• What is being asked:
Gather every line of the entries that includes the word "diagram".

• Available data:

+++

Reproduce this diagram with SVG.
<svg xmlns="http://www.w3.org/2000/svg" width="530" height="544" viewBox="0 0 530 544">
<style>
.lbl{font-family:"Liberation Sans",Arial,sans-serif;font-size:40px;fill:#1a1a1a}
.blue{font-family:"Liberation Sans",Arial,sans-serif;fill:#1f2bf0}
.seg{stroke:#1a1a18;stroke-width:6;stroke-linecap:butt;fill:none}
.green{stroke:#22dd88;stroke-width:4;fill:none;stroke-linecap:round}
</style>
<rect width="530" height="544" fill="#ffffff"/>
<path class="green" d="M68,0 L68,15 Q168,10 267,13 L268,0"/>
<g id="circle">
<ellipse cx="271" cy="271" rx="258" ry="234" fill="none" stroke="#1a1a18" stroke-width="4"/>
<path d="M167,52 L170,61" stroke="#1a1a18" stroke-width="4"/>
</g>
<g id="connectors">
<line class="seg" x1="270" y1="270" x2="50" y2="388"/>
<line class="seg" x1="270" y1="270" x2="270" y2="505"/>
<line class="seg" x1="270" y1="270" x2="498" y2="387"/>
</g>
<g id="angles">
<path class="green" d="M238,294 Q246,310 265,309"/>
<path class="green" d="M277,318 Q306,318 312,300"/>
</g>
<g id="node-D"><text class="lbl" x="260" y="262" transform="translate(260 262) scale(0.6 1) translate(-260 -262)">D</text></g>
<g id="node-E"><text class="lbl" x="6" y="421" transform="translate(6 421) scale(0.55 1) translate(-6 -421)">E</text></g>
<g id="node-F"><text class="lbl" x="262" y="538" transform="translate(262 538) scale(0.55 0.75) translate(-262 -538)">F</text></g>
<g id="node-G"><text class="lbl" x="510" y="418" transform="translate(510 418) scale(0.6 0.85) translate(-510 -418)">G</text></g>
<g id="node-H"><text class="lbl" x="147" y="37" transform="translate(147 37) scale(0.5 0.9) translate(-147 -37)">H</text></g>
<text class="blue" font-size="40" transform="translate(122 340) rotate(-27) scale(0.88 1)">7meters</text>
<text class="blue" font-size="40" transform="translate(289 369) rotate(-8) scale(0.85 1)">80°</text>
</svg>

+++

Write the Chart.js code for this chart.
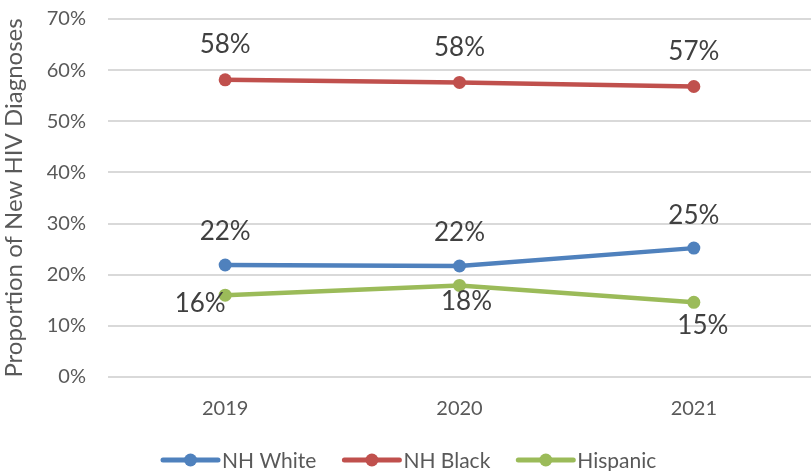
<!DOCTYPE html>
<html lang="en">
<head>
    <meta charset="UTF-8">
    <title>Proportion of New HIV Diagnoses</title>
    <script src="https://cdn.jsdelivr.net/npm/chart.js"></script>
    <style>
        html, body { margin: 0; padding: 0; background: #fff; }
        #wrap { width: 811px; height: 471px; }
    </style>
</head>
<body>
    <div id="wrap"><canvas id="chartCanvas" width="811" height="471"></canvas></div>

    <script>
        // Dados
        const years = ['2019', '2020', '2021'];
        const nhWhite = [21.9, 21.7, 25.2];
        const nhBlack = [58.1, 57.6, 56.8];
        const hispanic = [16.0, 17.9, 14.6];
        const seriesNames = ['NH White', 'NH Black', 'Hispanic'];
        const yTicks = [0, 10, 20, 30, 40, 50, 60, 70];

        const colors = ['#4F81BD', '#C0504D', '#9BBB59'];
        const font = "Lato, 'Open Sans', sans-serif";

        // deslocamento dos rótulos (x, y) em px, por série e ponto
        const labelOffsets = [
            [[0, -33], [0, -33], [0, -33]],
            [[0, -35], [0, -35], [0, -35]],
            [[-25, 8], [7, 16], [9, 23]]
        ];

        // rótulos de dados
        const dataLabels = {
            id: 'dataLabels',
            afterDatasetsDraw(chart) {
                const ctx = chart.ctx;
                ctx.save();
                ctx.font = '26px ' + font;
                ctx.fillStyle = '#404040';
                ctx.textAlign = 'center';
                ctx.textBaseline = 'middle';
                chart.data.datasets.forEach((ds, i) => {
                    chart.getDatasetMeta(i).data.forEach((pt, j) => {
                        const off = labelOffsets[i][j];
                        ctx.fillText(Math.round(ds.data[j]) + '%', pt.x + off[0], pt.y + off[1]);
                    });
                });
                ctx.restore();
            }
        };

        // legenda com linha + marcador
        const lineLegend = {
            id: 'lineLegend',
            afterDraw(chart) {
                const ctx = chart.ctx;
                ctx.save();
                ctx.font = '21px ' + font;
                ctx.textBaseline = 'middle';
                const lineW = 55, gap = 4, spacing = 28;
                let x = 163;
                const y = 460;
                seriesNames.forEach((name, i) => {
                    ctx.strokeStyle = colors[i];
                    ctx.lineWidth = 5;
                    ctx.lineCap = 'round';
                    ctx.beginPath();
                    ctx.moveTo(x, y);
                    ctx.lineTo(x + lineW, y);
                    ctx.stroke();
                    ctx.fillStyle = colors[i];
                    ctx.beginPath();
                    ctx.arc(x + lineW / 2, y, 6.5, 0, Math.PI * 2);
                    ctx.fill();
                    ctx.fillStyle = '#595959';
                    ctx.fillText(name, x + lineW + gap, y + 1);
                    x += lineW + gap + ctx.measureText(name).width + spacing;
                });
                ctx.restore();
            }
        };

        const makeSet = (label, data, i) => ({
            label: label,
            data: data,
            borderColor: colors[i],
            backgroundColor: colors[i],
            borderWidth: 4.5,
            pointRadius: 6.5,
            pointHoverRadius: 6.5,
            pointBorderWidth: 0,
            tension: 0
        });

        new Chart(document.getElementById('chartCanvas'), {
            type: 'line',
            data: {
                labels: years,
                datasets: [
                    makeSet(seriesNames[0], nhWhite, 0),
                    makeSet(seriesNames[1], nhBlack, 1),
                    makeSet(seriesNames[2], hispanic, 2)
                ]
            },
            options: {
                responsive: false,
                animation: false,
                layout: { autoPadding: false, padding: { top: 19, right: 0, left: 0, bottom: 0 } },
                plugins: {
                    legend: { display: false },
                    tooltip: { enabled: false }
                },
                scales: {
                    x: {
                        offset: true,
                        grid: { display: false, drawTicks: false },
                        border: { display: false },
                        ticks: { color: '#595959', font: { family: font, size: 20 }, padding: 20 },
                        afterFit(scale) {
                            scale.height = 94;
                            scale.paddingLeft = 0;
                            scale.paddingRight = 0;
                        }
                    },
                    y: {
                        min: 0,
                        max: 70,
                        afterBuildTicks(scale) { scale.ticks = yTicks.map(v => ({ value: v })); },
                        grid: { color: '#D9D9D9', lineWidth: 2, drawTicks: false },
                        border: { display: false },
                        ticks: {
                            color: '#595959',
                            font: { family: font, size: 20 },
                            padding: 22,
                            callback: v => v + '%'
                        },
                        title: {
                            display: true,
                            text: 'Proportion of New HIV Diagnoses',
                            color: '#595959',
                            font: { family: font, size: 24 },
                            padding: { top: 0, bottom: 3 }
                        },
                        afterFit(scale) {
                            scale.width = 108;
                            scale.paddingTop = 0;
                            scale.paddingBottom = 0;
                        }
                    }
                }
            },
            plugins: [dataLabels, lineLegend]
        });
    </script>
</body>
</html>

+++

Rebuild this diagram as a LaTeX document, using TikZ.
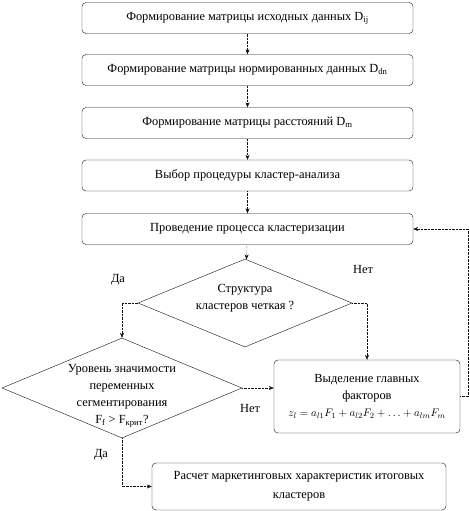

+++

• Reply to the exercise:
Reproduce this diagram with SVG.
Rebuild this diagram as a LaTeX document, using TikZ.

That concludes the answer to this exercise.